As the common belief goes, men are better than women at mathematics and science. Female students may be increasingly doing as well, if not better, than their male counterparts in these subjects, but the old stereotype continues to exist and also extends itself to technology and science-related professions, where men across the globe significantly outnumber women.
But a new study, conducted by researchers from Washington State University and published in Sex Roles, shows that males tend to outnumber females in these fields not because the former are better skilled, but they believe that they are well equipped to do the complicated mathematics associated with these disciplines.
The researchers conducted two experiments. In the first, a total of 122 male and female undergraduates at the university were made to do math tests and guess their performances. In the second study, 184 participants were asked to take a test without receiving any feedback. They were, however, asked to report their intent to pursue math-related courses and careers.
Across the two experiments, the researchers found that male students tend to overestimate their test scores. Female students in comparison predicted their scores fairly accurately. After the participants in the first study received feedback on their real test scores, the men were more accurate at estimating how well they had done on the second test. The results of the second study show that because the male participants believed they had a greater knack for maths than was the case, they were more likely to pursue math courses and careers than women.

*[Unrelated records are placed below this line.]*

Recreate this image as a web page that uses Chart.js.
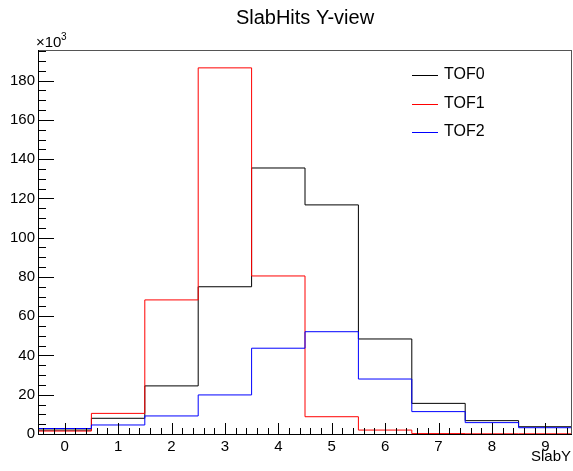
<!DOCTYPE html>
<html>
<head>
<meta charset="utf-8">
<script src="https://cdn.jsdelivr.net/npm/chart.js@4/dist/chart.umd.min.js"></script>
<style>
  html, body { margin: 0; padding: 0; background: #fff; }
  canvas { display: block; }
</style>
</head>
<body>
<canvas id="chart" width="573" height="471"></canvas>
<script>
// bin centres of the SlabY histogram and the counts (in thousands) per slab
const binCenters = [0, 1, 2, 3, 4, 5, 6, 7, 8, 9];
const tof0 = [2.0, 8.0, 24.5, 75.0, 135.5, 116.7, 48.4, 15.6, 6.8, 3.7];
const tof1 = [1.5, 10.5, 68.3, 186.5, 80.5, 8.8, 2.0, 0.2, 0.1, 0.1];
const tof2 = [2.8, 4.6, 9.2, 19.9, 43.7, 52.1, 28.0, 11.4, 5.8, 3.2];
const seriesNames = ['TOF0', 'TOF1', 'TOF2'];
const xTicks = [0, 1, 2, 3, 4, 5, 6, 7, 8, 9];
const yTicks = [0, 20, 40, 60, 80, 100, 120, 140, 160, 180];

const FONT = '"Liberation Sans", Arial, Helvetica, sans-serif';

// histogram outline: one point per lower bin edge plus the last upper edge
function toSteps(values) {
    const pts = values.map((v, i) => ({ x: binCenters[i] - 0.5, y: v }));
    const last = values.length - 1;
    pts.push({ x: binCenters[last] + 0.5, y: values[last] });
    return pts;
}

const colors = ['#000000', '#ff0000', '#0000ff'];

const rootStyle = {
    id: 'rootStyle',
    afterDraw(chart) {
        const { ctx, chartArea: a, scales: { x, y } } = chart;
        ctx.save();

        // frame
        ctx.strokeStyle = '#555';
        ctx.lineWidth = 1;
        ctx.strokeRect(a.left + 0.5, a.top + 0.5, a.right - a.left - 1, a.bottom - a.top);
        ctx.strokeStyle = '#000';
        ctx.beginPath();
        ctx.moveTo(a.left + 0.5, a.top);
        ctx.lineTo(a.left + 0.5, a.bottom + 0.5);
        ctx.lineTo(a.right, a.bottom + 0.5);
        ctx.stroke();

        // inner ticks, ROOT style
        ctx.beginPath();
        for (let v = 0; v <= y.max; v += 5) {
            const py = Math.round(y.getPixelForValue(v)) + 0.5;
            const len = v % 20 === 0 ? 16 : 8;
            ctx.moveTo(a.left, py);
            ctx.lineTo(a.left + len, py);
        }
        for (let i = -2; i <= 47; i++) {
            const v = i / 5;
            if (v <= x.min || v >= x.max) continue;
            const px = Math.round(x.getPixelForValue(v)) + 0.5;
            const len = i % 5 === 0 ? 11 : 6;
            ctx.moveTo(px, a.bottom);
            ctx.lineTo(px, a.bottom - len);
        }
        ctx.stroke();

        // title
        ctx.fillStyle = '#000';
        ctx.textBaseline = 'middle';
        ctx.textAlign = 'center';
        ctx.font = '20px ' + FONT;
        ctx.fillText('SlabHits Y-view', (a.left + a.right) / 2, 18);

        // exponent label
        ctx.textAlign = 'left';
        ctx.font = '15px ' + FONT;
        ctx.fillText('\u00d710', a.left - 2, 43);
        ctx.font = '10px ' + FONT;
        ctx.fillText('3', a.left + 23, 37);

        // axis title
        ctx.textAlign = 'right';
        ctx.font = '15px ' + FONT;
        ctx.fillText('SlabY', a.right - 1, 457);

        // legend
        ctx.textAlign = 'left';
        ctx.font = '16px ' + FONT;
        chart.data.datasets.forEach((ds, i) => {
            const ly = 75 + i * 28.5;
            ctx.strokeStyle = ds.borderColor;
            ctx.beginPath();
            ctx.moveTo(412, Math.round(ly) + 0.5);
            ctx.lineTo(438, Math.round(ly) + 0.5);
            ctx.stroke();
            ctx.fillStyle = '#000';
            ctx.fillText(ds.label, 444, ly);
        });

        ctx.restore();
    }
};

new Chart(document.getElementById('chart').getContext('2d'), {
    type: 'line',
    data: {
        datasets: [tof0, tof1, tof2].map((vals, i) => ({
            label: seriesNames[i],
            data: toSteps(vals),
            borderColor: colors[i],
            borderWidth: 1,
            pointRadius: 0,
            stepped: true,
            fill: false,
            clip: 4,
            order: 3 - i
        }))
    },
    options: {
        responsive: false,
        animation: false,
        layout: { padding: { top: 50, right: 1, left: 0, bottom: 0 } },
        plugins: {
            legend: { display: false },
            title: { display: false },
            tooltip: { enabled: false }
        },
        scales: {
            x: {
                type: 'linear',
                min: -0.5,
                max: 9.5,
                grid: { display: false, drawTicks: false },
                border: { display: false },
                afterBuildTicks: s => { s.ticks = xTicks.map(v => ({ value: v })); },
                afterFit: s => { s.height = 37; },
                ticks: {
                    padding: 4,
                    color: '#000',
                    font: { family: FONT, size: 15 }
                }
            },
            y: {
                min: 0,
                max: 195.6,
                grid: { display: false, drawTicks: false },
                border: { display: false },
                afterBuildTicks: s => { s.ticks = yTicks.map(v => ({ value: v })); },
                afterFit: s => { s.width = 38; },
                ticks: {
                    padding: 3,
                    color: '#000',
                    font: { family: FONT, size: 15 }
                }
            }
        }
    },
    plugins: [rootStyle]
});
</script>
</body>
</html>
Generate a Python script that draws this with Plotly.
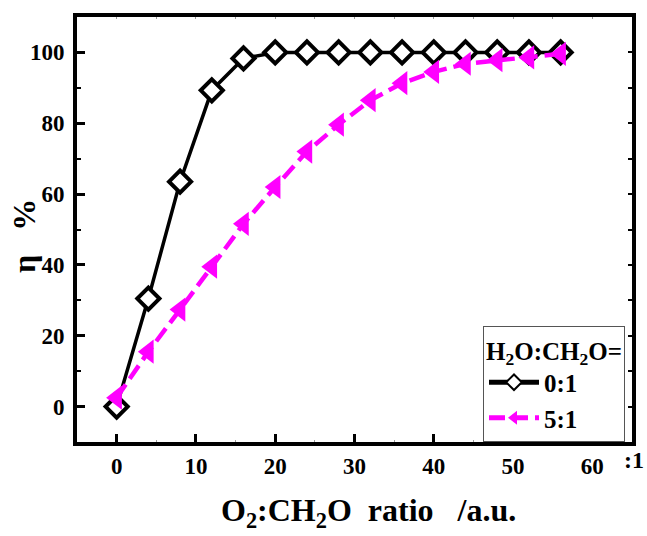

Say the researchers in the journal: ‘Despite assumptions that realism and objectivity are always best in evaluating the self and making decisions, positive illusions about math abilities may be beneficial to women pursuing math courses and careers. Such positive illusions could function to protect women’s self-esteem despite lower than desired performance, leading women to continue to pursue courses in STEM (science, technology, engineering and mathematics) fields and ultimately improve their skills.’